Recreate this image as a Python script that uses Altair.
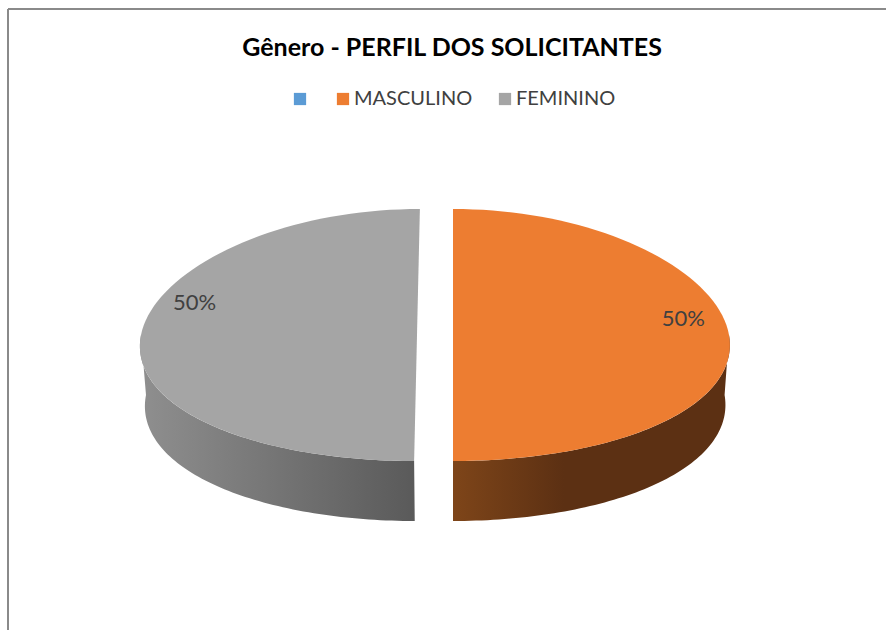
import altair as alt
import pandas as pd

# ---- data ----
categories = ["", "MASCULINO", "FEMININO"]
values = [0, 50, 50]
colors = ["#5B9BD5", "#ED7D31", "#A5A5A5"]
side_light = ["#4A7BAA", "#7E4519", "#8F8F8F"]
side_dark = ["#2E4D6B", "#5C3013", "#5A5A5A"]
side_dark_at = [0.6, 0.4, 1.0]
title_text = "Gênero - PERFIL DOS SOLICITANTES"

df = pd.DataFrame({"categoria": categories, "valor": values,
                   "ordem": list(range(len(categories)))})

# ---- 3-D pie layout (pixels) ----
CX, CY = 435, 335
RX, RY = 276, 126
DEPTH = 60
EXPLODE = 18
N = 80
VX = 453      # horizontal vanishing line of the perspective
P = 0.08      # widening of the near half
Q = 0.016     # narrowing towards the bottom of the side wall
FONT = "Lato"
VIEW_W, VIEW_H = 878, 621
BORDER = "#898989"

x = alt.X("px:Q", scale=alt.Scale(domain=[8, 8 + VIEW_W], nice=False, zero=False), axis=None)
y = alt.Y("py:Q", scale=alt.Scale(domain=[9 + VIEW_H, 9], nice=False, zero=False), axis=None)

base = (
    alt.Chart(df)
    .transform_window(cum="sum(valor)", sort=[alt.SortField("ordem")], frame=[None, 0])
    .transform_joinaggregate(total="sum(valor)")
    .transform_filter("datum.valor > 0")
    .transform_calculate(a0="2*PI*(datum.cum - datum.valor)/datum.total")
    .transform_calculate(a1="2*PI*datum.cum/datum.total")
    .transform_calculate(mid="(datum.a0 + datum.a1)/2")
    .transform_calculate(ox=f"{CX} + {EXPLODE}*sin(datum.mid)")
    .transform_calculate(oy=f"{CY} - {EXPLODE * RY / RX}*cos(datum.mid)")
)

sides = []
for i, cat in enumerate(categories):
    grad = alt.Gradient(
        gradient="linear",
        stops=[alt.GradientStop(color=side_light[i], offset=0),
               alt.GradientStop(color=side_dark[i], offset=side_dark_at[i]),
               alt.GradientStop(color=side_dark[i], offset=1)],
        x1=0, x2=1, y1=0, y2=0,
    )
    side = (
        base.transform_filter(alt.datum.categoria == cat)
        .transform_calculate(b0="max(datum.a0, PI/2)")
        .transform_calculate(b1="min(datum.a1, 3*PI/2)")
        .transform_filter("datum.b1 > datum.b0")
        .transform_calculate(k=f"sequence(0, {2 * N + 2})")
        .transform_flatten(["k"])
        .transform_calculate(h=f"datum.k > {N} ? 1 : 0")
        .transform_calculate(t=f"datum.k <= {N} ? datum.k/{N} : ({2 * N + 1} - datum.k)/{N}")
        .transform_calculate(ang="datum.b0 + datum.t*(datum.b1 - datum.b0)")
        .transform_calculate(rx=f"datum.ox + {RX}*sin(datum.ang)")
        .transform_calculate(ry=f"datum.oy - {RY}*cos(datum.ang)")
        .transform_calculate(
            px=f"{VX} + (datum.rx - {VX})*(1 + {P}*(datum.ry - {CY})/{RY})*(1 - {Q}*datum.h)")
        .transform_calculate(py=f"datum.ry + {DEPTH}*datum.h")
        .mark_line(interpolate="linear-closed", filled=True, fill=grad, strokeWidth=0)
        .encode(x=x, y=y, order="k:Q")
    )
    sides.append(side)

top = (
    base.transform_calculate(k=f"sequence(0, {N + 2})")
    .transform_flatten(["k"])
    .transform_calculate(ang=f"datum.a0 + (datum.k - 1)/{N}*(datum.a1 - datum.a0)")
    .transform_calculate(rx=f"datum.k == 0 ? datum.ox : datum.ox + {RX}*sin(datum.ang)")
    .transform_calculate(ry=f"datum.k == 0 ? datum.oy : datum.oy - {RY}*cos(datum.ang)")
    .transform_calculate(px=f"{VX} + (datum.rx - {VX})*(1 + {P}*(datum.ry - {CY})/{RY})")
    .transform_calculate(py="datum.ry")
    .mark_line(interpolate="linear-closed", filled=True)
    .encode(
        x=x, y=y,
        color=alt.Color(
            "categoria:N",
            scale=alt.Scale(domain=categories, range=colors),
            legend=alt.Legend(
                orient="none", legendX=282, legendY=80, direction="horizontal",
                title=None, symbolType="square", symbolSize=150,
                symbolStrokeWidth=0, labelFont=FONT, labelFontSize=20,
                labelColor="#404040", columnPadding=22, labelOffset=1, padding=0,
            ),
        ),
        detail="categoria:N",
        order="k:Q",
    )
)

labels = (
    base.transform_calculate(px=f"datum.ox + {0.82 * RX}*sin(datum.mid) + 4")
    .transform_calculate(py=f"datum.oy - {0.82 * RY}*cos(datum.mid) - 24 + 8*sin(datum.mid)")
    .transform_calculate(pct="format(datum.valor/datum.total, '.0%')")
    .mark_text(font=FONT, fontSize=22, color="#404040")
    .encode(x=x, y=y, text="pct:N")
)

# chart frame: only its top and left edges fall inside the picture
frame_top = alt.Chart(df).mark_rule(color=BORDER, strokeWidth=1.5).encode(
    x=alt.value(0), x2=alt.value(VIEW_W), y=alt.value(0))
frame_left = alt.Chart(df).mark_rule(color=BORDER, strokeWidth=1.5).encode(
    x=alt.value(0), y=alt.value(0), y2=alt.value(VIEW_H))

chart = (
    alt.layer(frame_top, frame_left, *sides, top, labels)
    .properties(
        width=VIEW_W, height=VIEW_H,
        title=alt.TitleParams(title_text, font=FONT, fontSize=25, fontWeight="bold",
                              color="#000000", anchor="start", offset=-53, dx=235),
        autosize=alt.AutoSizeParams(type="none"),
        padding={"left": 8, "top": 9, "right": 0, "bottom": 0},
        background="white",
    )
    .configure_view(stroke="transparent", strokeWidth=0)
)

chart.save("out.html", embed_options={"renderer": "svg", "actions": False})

## Written instruction
Leave the pictures out, and print every line of the listing exactly as written.

## Written answer
Recreate this image as a Python script that uses Altair.
import altair as alt
import pandas as pd

# ---- data ----
categories = ["", "MASCULINO", "FEMININO"]
values = [0, 50, 50]
colors = ["#5B9BD5", "#ED7D31", "#A5A5A5"]
side_light = ["#4A7BAA", "#7E4519", "#8F8F8F"]
side_dark = ["#2E4D6B", "#5C3013", "#5A5A5A"]
side_dark_at = [0.6, 0.4, 1.0]
title_text = "Gênero - PERFIL DOS SOLICITANTES"

df = pd.DataFrame({"categoria": categories, "valor": values,
                   "ordem": list(range(len(categories)))})

# ---- 3-D pie layout (pixels) ----
CX, CY = 435, 335
RX, RY = 276, 126
DEPTH = 60
EXPLODE = 18
N = 80
VX = 453      # horizontal vanishing line of the perspective
P = 0.08      # widening of the near half
Q = 0.016     # narrowing towards the bottom of the side wall
FONT = "Lato"
VIEW_W, VIEW_H = 878, 621
BORDER = "#898989"

x = alt.X("px:Q", scale=alt.Scale(domain=[8, 8 + VIEW_W], nice=False, zero=False), axis=None)
y = alt.Y("py:Q", scale=alt.Scale(domain=[9 + VIEW_H, 9], nice=False, zero=False), axis=None)

base = (
    alt.Chart(df)
    .transform_window(cum="sum(valor)", sort=[alt.SortField("ordem")], frame=[None, 0])
    .transform_joinaggregate(total="sum(valor)")
    .transform_filter("datum.valor > 0")
    .transform_calculate(a0="2*PI*(datum.cum - datum.valor)/datum.total")
    .transform_calculate(a1="2*PI*datum.cum/datum.total")
    .transform_calculate(mid="(datum.a0 + datum.a1)/2")
    .transform_calculate(ox=f"{CX} + {EXPLODE}*sin(datum.mid)")
    .transform_calculate(oy=f"{CY} - {EXPLODE * RY / RX}*cos(datum.mid)")
)

sides = []
for i, cat in enumerate(categories):
    grad = alt.Gradient(
        gradient="linear",
        stops=[alt.GradientStop(color=side_light[i], offset=0),
               alt.GradientStop(color=side_dark[i], offset=side_dark_at[i]),
               alt.GradientStop(color=side_dark[i], offset=1)],
        x1=0, x2=1, y1=0, y2=0,
    )
    side = (
        base.transform_filter(alt.datum.categoria == cat)
        .transform_calculate(b0="max(datum.a0, PI/2)")
        .transform_calculate(b1="min(datum.a1, 3*PI/2)")
        .transform_filter("datum.b1 > datum.b0")
        .transform_calculate(k=f"sequence(0, {2 * N + 2})")
        .transform_flatten(["k"])
        .transform_calculate(h=f"datum.k > {N} ? 1 : 0")
        .transform_calculate(t=f"datum.k <= {N} ? datum.k/{N} : ({2 * N + 1} - datum.k)/{N}")
        .transform_calculate(ang="datum.b0 + datum.t*(datum.b1 - datum.b0)")
        .transform_calculate(rx=f"datum.ox + {RX}*sin(datum.ang)")
        .transform_calculate(ry=f"datum.oy - {RY}*cos(datum.ang)")
        .transform_calculate(
            px=f"{VX} + (datum.rx - {VX})*(1 + {P}*(datum.ry - {CY})/{RY})*(1 - {Q}*datum.h)")
        .transform_calculate(py=f"datum.ry + {DEPTH}*datum.h")
        .mark_line(interpolate="linear-closed", filled=True, fill=grad, strokeWidth=0)
        .encode(x=x, y=y, order="k:Q")
    )
    sides.append(side)

top = (
    base.transform_calculate(k=f"sequence(0, {N + 2})")
    .transform_flatten(["k"])
    .transform_calculate(ang=f"datum.a0 + (datum.k - 1)/{N}*(datum.a1 - datum.a0)")
    .transform_calculate(rx=f"datum.k == 0 ? datum.ox : datum.ox + {RX}*sin(datum.ang)")
    .transform_calculate(ry=f"datum.k == 0 ? datum.oy : datum.oy - {RY}*cos(datum.ang)")
    .transform_calculate(px=f"{VX} + (datum.rx - {VX})*(1 + {P}*(datum.ry - {CY})/{RY})")
    .transform_calculate(py="datum.ry")
    .mark_line(interpolate="linear-closed", filled=True)
    .encode(
        x=x, y=y,
        color=alt.Color(
            "categoria:N",
            scale=alt.Scale(domain=categories, range=colors),
            legend=alt.Legend(
                orient="none", legendX=282, legendY=80, direction="horizontal",
                title=None, symbolType="square", symbolSize=150,
                symbolStrokeWidth=0, labelFont=FONT, labelFontSize=20,
                labelColor="#404040", columnPadding=22, labelOffset=1, padding=0,
            ),
        ),
        detail="categoria:N",
        order="k:Q",
    )
)

labels = (
    base.transform_calculate(px=f"datum.ox + {0.82 * RX}*sin(datum.mid) + 4")
    .transform_calculate(py=f"datum.oy - {0.82 * RY}*cos(datum.mid) - 24 + 8*sin(datum.mid)")
    .transform_calculate(pct="format(datum.valor/datum.total, '.0%')")
    .mark_text(font=FONT, fontSize=22, color="#404040")
    .encode(x=x, y=y, text="pct:N")
)

# chart frame: only its top and left edges fall inside the picture
frame_top = alt.Chart(df).mark_rule(color=BORDER, strokeWidth=1.5).encode(
    x=alt.value(0), x2=alt.value(VIEW_W), y=alt.value(0))
frame_left = alt.Chart(df).mark_rule(color=BORDER, strokeWidth=1.5).encode(
    x=alt.value(0), y=alt.value(0), y2=alt.value(VIEW_H))

chart = (
    alt.layer(frame_top, frame_left, *sides, top, labels)
    .properties(
        width=VIEW_W, height=VIEW_H,
        title=alt.TitleParams(title_text, font=FONT, fontSize=25, fontWeight="bold",
                              color="#000000", anchor="start", offset=-53, dx=235),
        autosize=alt.AutoSizeParams(type="none"),
        padding={"left": 8, "top": 9, "right": 0, "bottom": 0},
        background="white",
    )
    .configure_view(stroke="transparent", strokeWidth=0)
)

chart.save("out.html", embed_options={"renderer": "svg", "actions": False})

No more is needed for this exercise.